Я оглядываюсь кругом. Это не искусственно подстроенная овация вождям Партии и Правительства, когда каждый углом глаз наблюдаёт, усердно ли аплодирует его сосед и в душе ожидаёт, когда окончится снисходительное похлопывание ладоней председателя президиума, – дирижера балагана, – официальный знак к окончанию оваций.
Это настоящая овация. В первый раз в моей жизни я не стыжусь аплодировать. В первый раз в моей жизни я вижу столь искреннее и горячее проявление чувств многолюдной аудитории. Гремят, не смолкают аплодисменты. Это русский народ стоя благодарит русского солдата за тяжёлый боевой труд, за пролитую кровь.
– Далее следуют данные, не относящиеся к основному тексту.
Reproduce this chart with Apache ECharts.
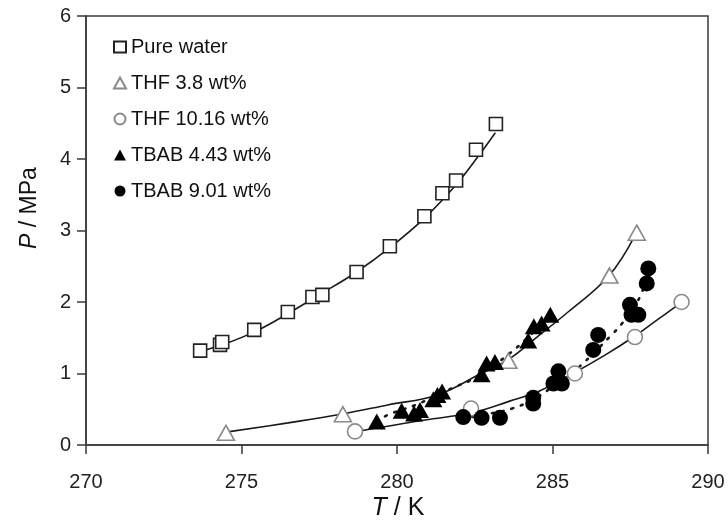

Откуда-то издалека, заглушаемые бурей аплодисментов, доносятся слова: «В ознаменование победы над Берлином приказываю: сегодня, 2 мая 1945 года, в 22 часа по московскому времени произвести 20 орудийных салютов из 220 орудий в городе Москве и в городах-героях Сталинграде, Ленинграде, Одессе…» Покинув концертный зал, мы выходим на площадь Свердлова. Ещё не потухла малиновая полоса на закате. Светло небо над потонувшим в вечерних сумерках городом-победителем. Чернеют причудливыми силуэтами крыши домов на фоне угасающей лазури. Чудно прекрасны московские вечера в мае. Сказочны они, озарённые огнями победы, в победном венце военной славы.
Где-то далеко на Западе лежит в мертвой темноте другой город. Город, поверженный на колени. Не весело тому городу и его жителям. Ещё дымятся развалины, бывшие когда-то уютными домами, где кипела тихая мирная жизнь.
Ещё валяются по улицам трупы, ещё вчера не думавшие о смерти. Живые сидят запершись в своих квартирах без света и без огня, дрожа от каждого шороха за дверью. Могильным холодом дышит на них будущее. Они едва ли и думают о будущем. Они ещё не могут понять всей глубины той бездны, куда привела их человеческая гордыня.
«Да! Иногда и Москва может быть красивой», – непроизвольно вырывается из груди старшего лейтенанта Белявского, всегда критикующего Москву в пользу Ленинграда.
Гаснут огни последнего салюта. В наступившей тишине в моих ушах звучат заключительные слова приказа: «Честь и слава героям, павшим в борьбе за свободу и независимость нашей Родины!» Да будет кровь, пролитая вами, пролита не напрасно…
2.Каждый москвич знает памятник Минину и Пожарскому. Долгие годы стоят бронзовые русские патриоты на Красной площади у стен Кремля. Их моют хмурые осенние дожди, колючим снегом чешут им бороды декабрьские ветры, тёплым дыханием ласкает весеннее солнце.
Так проходят над ними годы, как облака в небе. Рождаются, чтобы умереть люди. Приходят и уходят цари и правители за кремлёвской стеной, а бронзовые великаны все стоят на своем старом месте.
Московские старухи, украдкой крестясь, шепотом передают из уст в уста, что иногда бронзовые великаны опускают свои тяжелые ресницы и закрывают свои хладные очи, чтобы не видеть того, что творится кругом.
Но вот однажды, только один-единственный раз за все долгие годы, бронзовые великаны вздохнули полной грудью, встали во весь свой рост, посмотрели в глаза друг другу, крепко обнялись и поцеловались. Старухи клянутся, что плакала тогда холодная бронза. Плакала слезами радости бронза, и мы – люди земли русской.
Этому я верю сам и это подтвердит вам каждый русский человек, бывший в Москве в то солнечное утро Девятого Мая Тысяча Девятьсот Сорок Пятого года.
Уже за несколько дней до этого по Москве ползли неопределённые слухи о каких-то секретных переговорах между Союзниками и представителями Германского Главного Командования. Никто ничего толком не знал, но напряжение ещё больше усилилось, атмосфера ожидания накалилась до предела.
В Советском Союзе так и не были оглашены истинные обстоятельства капитуляции. Капитуляция Германии произошла в Штаб-квартире генерала Эйзенхауэра, в маленьком школьном домике вблизи Реймса во Франции, 7 мая 1945 года в 14.41 по среднеевропейскому времени.